For Henry, who sought the attainder, and for Jefferson the Phillips band looked like a clear security threat. “The delays which would attend the proceeding to outlaw the said offenders according to the usual forms and procedures of the courts of law would leave the said good people for a long time exposed to murder and devastation,” in the words of the attainder. And indeed, the rebellious colonies — ultra-patriotic Pennsylvania especially — had had regular recourse to Acts of Attainder against Tory loyalists over the span of the American Revolution. (Actual executions under attainders were extremely rare.)

However, the inconsistency of such an instrument long associated with monarchical tyranny with its author’s more usual Rights of Man fulminations had Jefferson still defending the Phillips attainder as late as 1815.

Whatever might have best suited Josiah Phillips, the last word on the matter in American jurisprudence has belonged to the overwhelming sentiment of his fellow-Founders … like James Madison, whose Federalist no. 44 flatly avers that Bills of Attainder “are contrary to the first principles of the social compact, and to every principle of sound legislation.”

* Randolph himself, as Virginia’s attorney general, made the call not to use the attainder against Phillips because of Randolph’s own discomfort with it. But his “misremembering” was convenient to a later interest in excoriating Patrick Henry.

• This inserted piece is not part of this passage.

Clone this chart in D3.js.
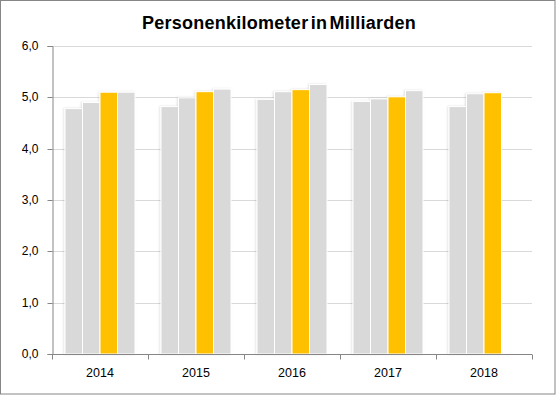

** Arguably contravening Virginia’s existing 1776 Declaration of Rights. “In all capital or criminal prosecutions a man has a right to demand the cause and nature of his accusation, to be confronted with the accusers and witnesses, to call for evidence in his favor, and to a speedy trial by an impartial jury of twelve men of his vicinage, without whose unanimous consent he cannot be found guilty; nor can he be compelled to give evidence against himself; that no man be deprived of his liberty except by the law of the land or the judgment of his peers.”